If you didn't know, Bluff City is the nickname for Memphis, Tennessee. There have been some scenes that have utilized Memphis and shown why it's called Bluff City, just from a visual perspective, but it doesn't seem clear as to why the series is set in that specific place. Presumably, it's a place that means something to the creators of this series, Michael Aguilar and Dean Georgaris. What's also likely is that the network decided to try to make this series distinct from the various legal dramas and police procedural shows that are set in one of the coastal cities like Los Angeles and New York. It might also want to be unique from places like Chicago or Atlanta, which are the locations of most legal dramas or police procedural shows. Really establishing a sense of place and making great use of its location are things that remain to be seen. It's something that can't be felt in just the initial two episodes. The end of the first season is a better time to judge how well the series uses Memphis, but, in the mean time, all we have is the drama on hand.

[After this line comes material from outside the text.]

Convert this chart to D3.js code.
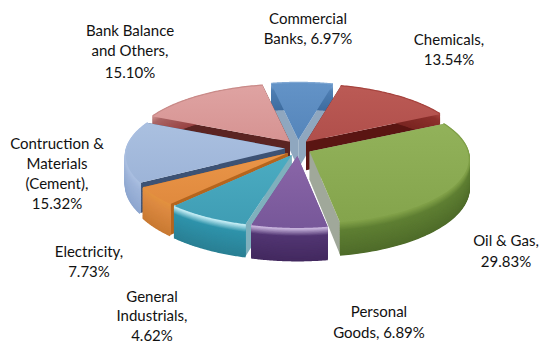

Caitlin McGee stars as Sydney Strait, a lawyer at a major firm that mainly represents corporations. She's like the anti-Erin Brockovich or anti-Elizabeth Warren. She does all that she can to help corporations get away with whatever they're accused, whether it's ripping people off or polluting the environment. She wasn't always on the corporation's side. She's been doing so for three years ever since she left her father's law firm because of domestic strife. She became further estranged from her father and his firm, following her mother's death.

Jimmy Smits (NYPD Blue and L.A. Law) also stars as Elijah Strait, the father to Sydney. He has been a civil rights attorney for 40 years. He owns and manages his own firm called Strait & Associates. His offices feel very homespun. In fact, the offices look like the inside of a home. His firm feels like it's mostly a family affair. His estrangement from his daughter though might be due to his actual family affairs. Apparently, Elijah cheated on his wife and even fathered a love child. Learning about the affair is what sent his daughter packing. He wants her to come back to the firm. Healing his relationship with her is his goal. He knows that she's a great lawyer and her professional ability is also needed at his firm as well.

It will be interesting to see how Aguilar and Georgaris handle this bit of drama. Yet, they might have rushed things. Because at the start, Sydney isn't working at her father's firm, but quickly in that first episode, she is working at the firm. It seemed likely that the writers would have began with having daughter versus father in the court room before having them be partners. The rivalry between them could have been something the writers played first before having them come together. Unfortunately, the writers skip over that and simply have Sydney come back to her father's firm with little resistance depicted here.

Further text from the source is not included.